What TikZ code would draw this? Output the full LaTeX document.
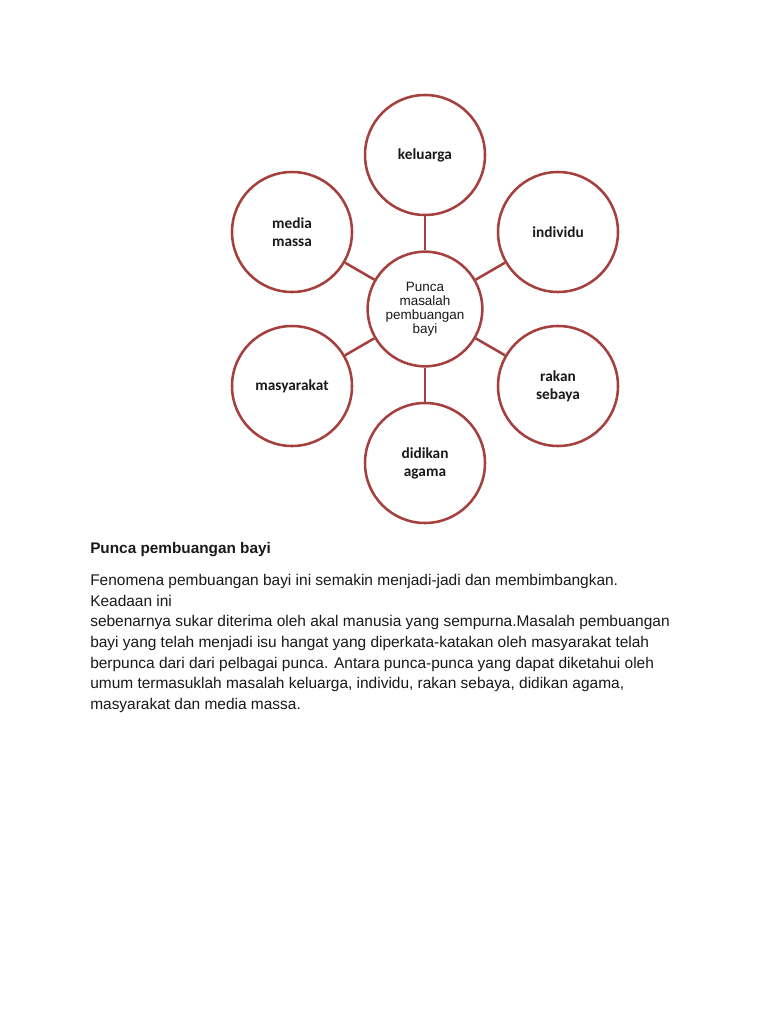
\documentclass[tikz,border=0pt]{standalone}
\usepackage{fontspec}
\setmainfont{Liberation Sans}
\newfontfamily\calib{Carlito}
\usetikzlibrary{positioning}
\definecolor{bata}{HTML}{A4403E}
\definecolor{ink}{HTML}{1A1A1A}

\begin{document}
\begin{tikzpicture}[x=0.75pt,y=-0.75pt,
  bulat/.style={circle,draw=bata,line width=1.9pt,fill=white,minimum size=90pt,inner sep=0pt,align=center,text=ink},
  luar/.style={bulat,font=\calib\fontsize{11.5}{13.6}\selectfont\bfseries},
  tengah/.style={bulat,minimum size=86pt,font=\fontsize{10.1}{10.6}\selectfont},
  garis/.style={draw=bata,line width=1.9pt}]
\useasboundingbox[fill=white] (0,0) rectangle (768,1024);
% rajah punca
\node[tengah] (pusat) at (425,309) {Punca\\masalah\\pembuangan\\bayi};
\node[luar] (kel) at (425,155) {keluarga};
\node[luar] (ind) at (558,232) {individu};
\node[luar] (rak) at (558,386) {rakan\\sebaya};
\node[luar] (did) at (425,463) {didikan\\agama};
\node[luar] (mas) at (292,386) {masyarakat};
\node[luar] (med) at (292,232) {media\\massa};
\foreach \n in {kel,ind,rak,did,mas,med}
  \draw[garis] (pusat) -- (\n);
% teks
\node[anchor=base west,inner sep=0pt,font=\fontsize{11.5}{13}\selectfont\bfseries,text=ink] (tajuk) at (90,553) {Punca pembuangan bayi};
\node[anchor=north west,inner sep=0pt,align=left,font=\fontsize{11.6}{15.5}\selectfont,text=ink] (isi) at (90,574)
  {Fenomena pembuangan bayi ini semakin menjadi-jadi dan membimbangkan.\\
   Keadaan ini\\
   sebenarnya sukar diterima oleh akal manusia yang sempurna.Masalah pembuangan\\
   bayi yang telah menjadi isu hangat yang diperkata-katakan oleh masyarakat telah\\
   berpunca dari dari pelbagai punca. Antara punca-punca yang dapat diketahui oleh\\
   umum termasuklah masalah keluarga, individu, rakan sebaya, didikan agama,\\
   masyarakat dan media massa.};
\end{tikzpicture}
\end{document}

[Problem]: Set the pictures aside and transcribe the data above exactly.

[Right answer]:
What TikZ code would draw this? Output the full LaTeX document.
\documentclass[tikz,border=0pt]{standalone}
\usepackage{fontspec}
\setmainfont{Liberation Sans}
\newfontfamily\calib{Carlito}
\usetikzlibrary{positioning}
\definecolor{bata}{HTML}{A4403E}
\definecolor{ink}{HTML}{1A1A1A}

\begin{document}
\begin{tikzpicture}[x=0.75pt,y=-0.75pt,
  bulat/.style={circle,draw=bata,line width=1.9pt,fill=white,minimum size=90pt,inner sep=0pt,align=center,text=ink},
  luar/.style={bulat,font=\calib\fontsize{11.5}{13.6}\selectfont\bfseries},
  tengah/.style={bulat,minimum size=86pt,font=\fontsize{10.1}{10.6}\selectfont},
  garis/.style={draw=bata,line width=1.9pt}]
\useasboundingbox[fill=white] (0,0) rectangle (768,1024);
% rajah punca
\node[tengah] (pusat) at (425,309) {Punca\\masalah\\pembuangan\\bayi};
\node[luar] (kel) at (425,155) {keluarga};
\node[luar] (ind) at (558,232) {individu};
\node[luar] (rak) at (558,386) {rakan\\sebaya};
\node[luar] (did) at (425,463) {didikan\\agama};
\node[luar] (mas) at (292,386) {masyarakat};
\node[luar] (med) at (292,232) {media\\massa};
\foreach \n in {kel,ind,rak,did,mas,med}
  \draw[garis] (pusat) -- (\n);
% teks
\node[anchor=base west,inner sep=0pt,font=\fontsize{11.5}{13}\selectfont\bfseries,text=ink] (tajuk) at (90,553) {Punca pembuangan bayi};
\node[anchor=north west,inner sep=0pt,align=left,font=\fontsize{11.6}{15.5}\selectfont,text=ink] (isi) at (90,574)
  {Fenomena pembuangan bayi ini semakin menjadi-jadi dan membimbangkan.\\
   Keadaan ini\\
   sebenarnya sukar diterima oleh akal manusia yang sempurna.Masalah pembuangan\\
   bayi yang telah menjadi isu hangat yang diperkata-katakan oleh masyarakat telah\\
   berpunca dari dari pelbagai punca. Antara punca-punca yang dapat diketahui oleh\\
   umum termasuklah masalah keluarga, individu, rakan sebaya, didikan agama,\\
   masyarakat dan media massa.};
\end{tikzpicture}
\end{document}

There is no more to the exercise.